In a video captured by a journalist working for New Yorker magazine, Angeli strutted down the Senate floor and took position on the dais. It was the spot where Vice President Mike Pence had been moments earlier presiding over a joint session of Congress certifying the 2020 election results.

Angeli posed for photos on the dais and called Pence a traitor, according to the video. He then scrawled a note for Pence and read it aloud for the New Yorker reporter’s camera. “It’s only a matter of time,” Angeli said. “Justice is coming.”

The next day, Angeli called the FBI, knowing that authorities had posted his image and announced they were looking to speak to him. He agreed to an in-person interview at the Phoenix FBI office once he returned to that city. When he showed up for that interview, he was arrested.

Angeli had faced six federal counts related to his actions inside the U.S. Capitol. Two of the crimes involved him unlawfully being present in a “restricted building,” which the Capitol became once Pence was inside it. He was also charged with disrupting an official proceeding.

An initial pretrial services report suggested Angeli be released while awaiting trial. But a magistrate judge in Phoenix ordered him held partly because his adherence to QAnon showed a detachment from reality.

He was transferred to a jail facility run by the sheriff’s office in Alexandria, Virginia, because it could offer him an all-organic diet.
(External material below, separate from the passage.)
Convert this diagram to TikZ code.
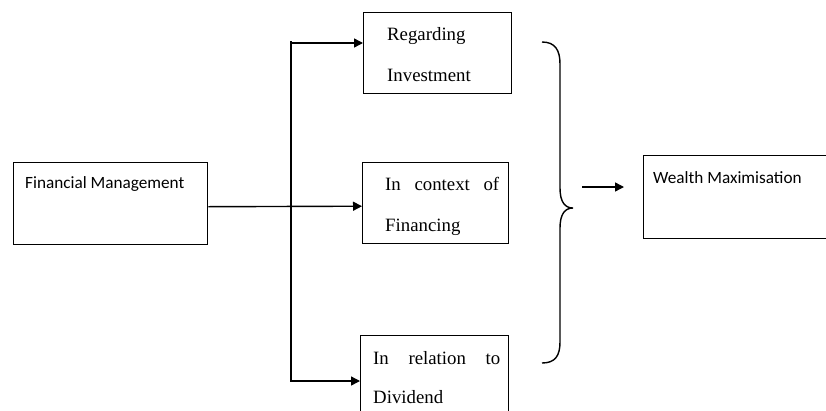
\documentclass[tikz,border=0pt]{standalone}
\usepackage{fontspec}
\setmainfont{Liberation Serif}
\newfontfamily\calfont{Carlito}
\usetikzlibrary{arrows.meta}
\tikzset{
  x=1pt, y=-1pt,
  box/.style={draw=black, line width=1.4pt, rectangle, inner sep=0pt, anchor=north west},
  sanslbl/.style={font=\calfont\fontsize{17.2}{20}\selectfont, inner sep=0pt, anchor=base west},
  seriflbl/.style={font=\fontsize{18.8}{22}\selectfont, inner sep=0pt, anchor=base west},
  link/.style={line width=1.4pt, draw=black},
  arr/.style={link, -{Triangle[length=9pt,width=9pt]}},
}
\begin{document}
\begin{tikzpicture}
\useasboundingbox (0,0) rectangle (826,410);
\clip (0,0) rectangle (826,410);
% boxes
\node[box, minimum width=194pt, minimum height=82pt] (fm) at (13,162) {};
\node[box, minimum width=148pt, minimum height=81pt] (reg) at (363,12) {};
\node[box, minimum width=146pt, minimum height=81pt] (fin) at (362,162) {};
\node[box, minimum width=148pt, minimum height=90pt] (div) at (360,335) {};
\node[box, minimum width=200pt, minimum height=83pt] (wm) at (643,155) {};
% texts
\node[sanslbl] (fmt) at (25,188) {Financial Management};
\node[sanslbl] (wmt) at (653,183) {Wealth Maximisation};
\node[seriflbl] (reg1) at (387,40) {Regarding};
\node[seriflbl] (reg2) at (387,81) {Investment};
\node[seriflbl, text width=114pt] (fin1) at (385,190) {In\hfill context\hfill of};
\node[seriflbl] (fin2) at (385,231) {Financing};
\node[seriflbl, text width=127pt] (div1) at (373,364) {In\hfill relation\hfill to};
\node[seriflbl] (div2) at (373,403) {Dividend};
% trunk
\coordinate (ttop) at (291,41);
\coordinate (tbot) at (291,382);
\coordinate (t1) at (291,43);
\coordinate (t3) at (291,381);
\draw[link] (ttop) -- (tbot);
\draw[arr] (t1) -- (t1 -| reg.west);
\draw[arr] ([yshift=-3pt]fm.east) -- ([yshift=-3pt]fin.west);
\draw[arr] (t3) -- (t3 -| div.west);
% brace
\coordinate (btop) at (542,42);
\coordinate (btip) at (573,208);
\coordinate (bbot) at (542,363);
\draw[link] (btop) .. controls (555,42) and (560,50) .. (560,64)
  -- (560,188) .. controls (560,202) and (565,208) .. (btip)
  .. controls (565,208) and (560,214) .. (560,228)
  -- (560,342) .. controls (560,356) and (555,363) .. (bbot);
% arrow to wealth maximisation
\coordinate (a1) at (582,187);
\coordinate (a2) at (624,187);
\draw[arr] (a1) -- (a2);
\end{tikzpicture}
\end{document}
Judge Lamberth ordered that Angeli be fed an all-organic diet in keeping with his professed religious belief as a self-studied shaman.

Angeli had been held in what his attorney described as near solitary confinement, spending 22 hours a day in his cell. Such treatment was taking a toll on Angeli’s well-being, Watkins wrote in court filings.

In May, Lamberth ordered that Angeli undergo a mental health evaluation.

In a 2019 interview with The Republic, Angeli said that he had never sought any mental health treatment. But, he said, part of shamanism was rigorous self-examination.

"The fact of the matter is," he said, "people who are insane don't know they are insane. If you question your own sanity, that's actually a sane act."